Subject: Re: LFS partition limitations
To: Manuel Bouyer <email@example.com>
From: Tracy J. Di Marco White <firstname.lastname@example.org>
Date: 10/03/2000 11:15:56
}On Tue, Oct 03, 2000 at 10:55:14AM -0500, Tracy J. Di Marco White wrote:
}> Done. I think I'm going to end up having FFS on this partition, as I
}> need to get it into normal service as soon as possible (within a week
}> at most), but I do appreciate your help.
}> I just hope the machine never crashes, fsck will take a while.
}If it's for something sensible I would'nt recomment LFS yet - I can still
}make the kernel panic, although I admit the tests I run is not normal use :)

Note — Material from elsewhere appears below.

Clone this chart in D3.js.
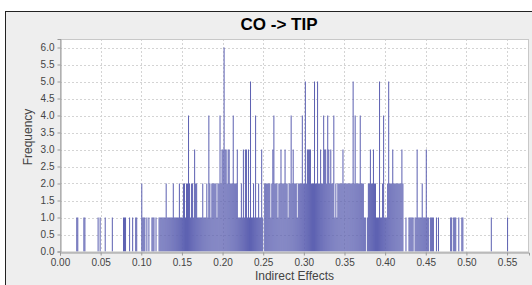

The idea was to have a central fileserver at home, I'm planning to keep
NetBSD's source trees on it, as well as storing all our CDs in mp3 format,
and basically anything else we find that we want to keep. Given our lack
of anything to back up something that large in a reasonable amount of
time (DLT/AIT is still a little pricey) we thought a journal/log based
filesystem would be a good thing. We're planning to back up things that
would be hard to replace, but the mp3s could be easily replicated from
the CD collection (all it takes it time, after all), source trees can
be grabbed again, etc. I convinced my husband NetBSD/LFS would be
something to try with our new drives, the machine had been running
Linux with ext2fs on the old 2GB drive. Generally we're not looking
at stress testing LFS.
}I have a NFS server (NetBSD/alpha) with a 85G filesystem, fsck takes about
That's not as bad as I thought it'd be.